Which reminds me of something else. I'm always a little sheepish because I find that I'm not always like a lot of other artists I meet. I'm a little naive in this way. "I'm an art lover." There, I said it. So many artists aren't to my surprise( I remember Richard Tuttle being very dismissive of this, this art love thing. He thought it was wrong. Misguided. Even kind of pathetic. I remember where I was standing when he said it. I knew I was guilty. I knew he knew I was, and that was why he was telling me. He was very protestant. Art was work; all she wrote.).
Frankly, I don't get it. I find it a little sad, myself, in a confused and non-judgmental sort of way.
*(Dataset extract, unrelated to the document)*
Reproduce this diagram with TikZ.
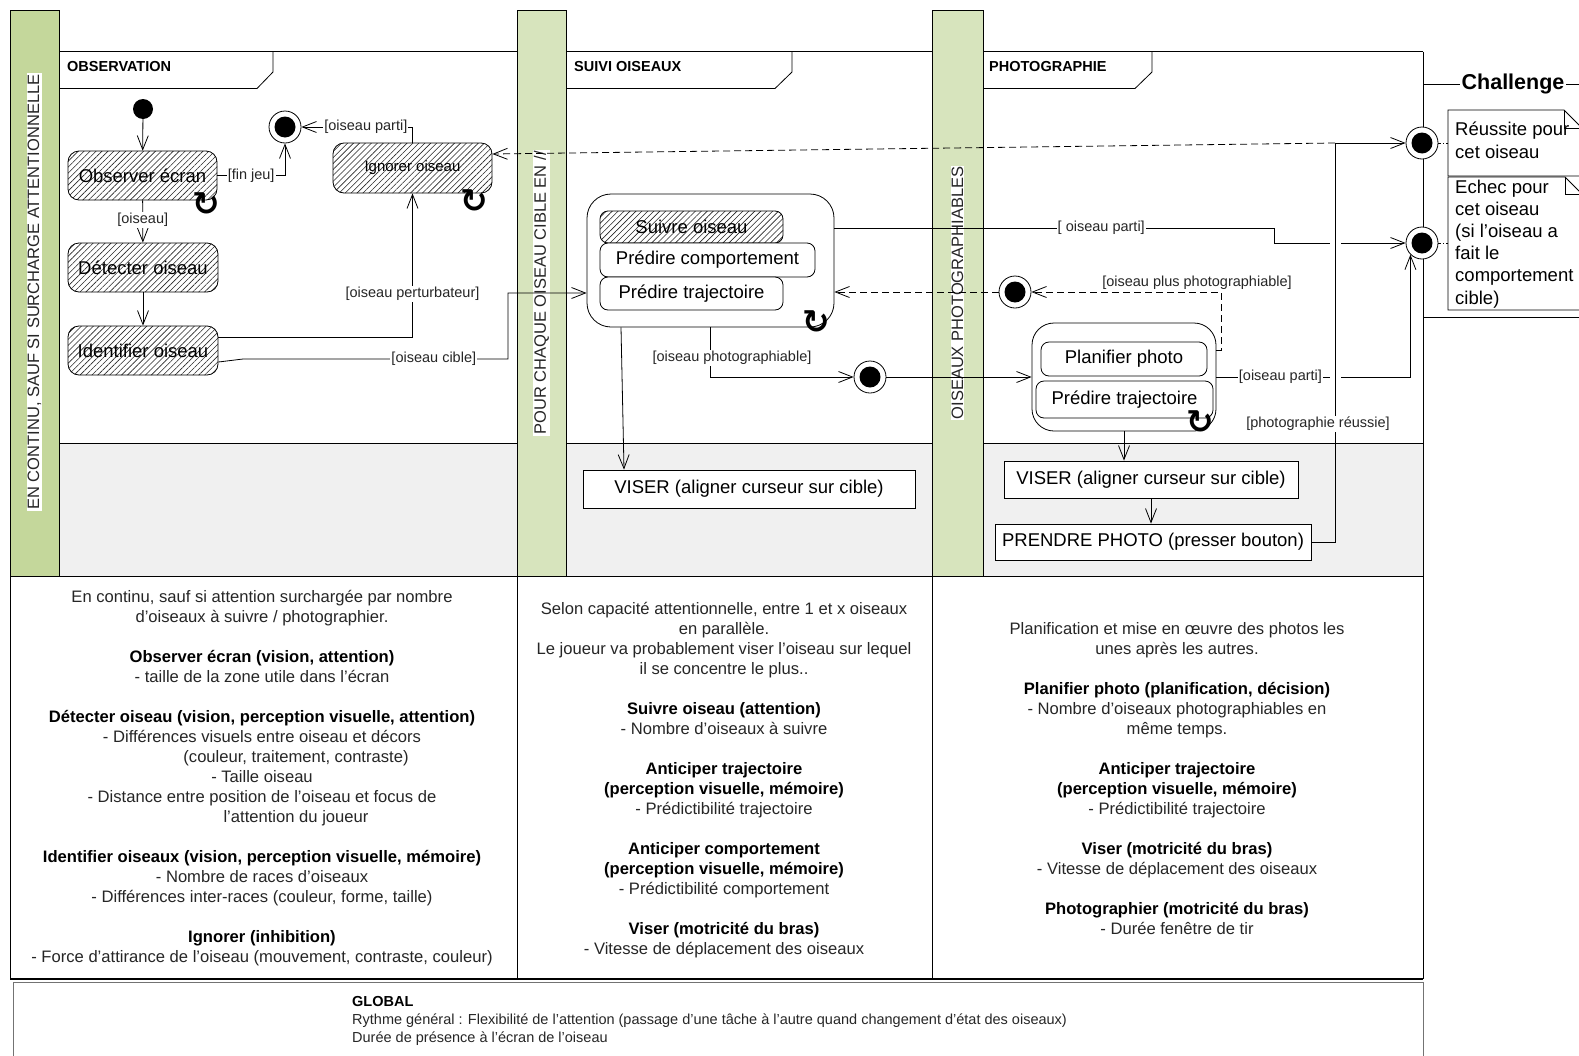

It happened just the other day when I thought for sure this other artist shared my "art lover" passion. He was noticeably not there. It was like a hot potato. There was an awkward silence. It was like I was a kid all of a sudden. Men, real men, real artists, aren't art lovers. They aren't "fans." Real men put away there love. But if you ask me, well, maybe they did it, do it, at their own peril.
And here is where this all comes into play: when I work, I'm an art lover, and I await the things I make or do with the same anticipation I get when I go to studios, museums, or galleries to see other people's work. It's how I feel about writing. It makes me want to write. It is how I feel about everything, almost. It is why people fear movies, because they fear that young people are going to want to go out and do these things that they see in these movies. Dangerous things. Call it influence. A dirty word in art. I read Louis Menand put down the new novel by Michael Ondaatje in the New Yorker recently by making an issue of his influences. It allowed Menand to treat him like a boy to his man; a boy, by the way, whose power and INFLUENCE he will never ever, ever, EVER know. Still, the academic tried to get on top of the artist by calling him out into the street and publicly horsewhipping him with his weakness: his influences: his art love.
So this is where I live. Art lover. It keeps me reading, writing, playing music, listening, painting, drawing, sculpting, and looking and loving art. It keeps me childish. It keeps me curious. It keeps me happy. It keeps me alive!
By way of a little post-script. So what happened? Someone asked me: "how do other artists do it(hang their work out there, their love out there, and suffer the slings and arrows or the indifference)" because they can't, they suffer too much, it is all too much.
The love was there in the beginning with every artist, I'm sure. Like a puppy. And then what? The love wasn't returned. They hung their work out there and the love didn't come back. And then what? They put the love away. They hid it away. And then they called it all something else. They made art something else. They made it "work." They made it important in some other way. To compensate. Over-compensate. When I would interview someone this was always apparent, this secret love, hidden love. First they would tell me it was all this and that, juxtaposition of this and that, and then, when I would get them to put away their armor and sword, well then, it was about some pair of pajamas they had as a kid, or the way their mother smelled. But it was understood that it was off the record. Hide the hurt. If I wrote this stuff I exposed them, and I did, and they never talked to me again.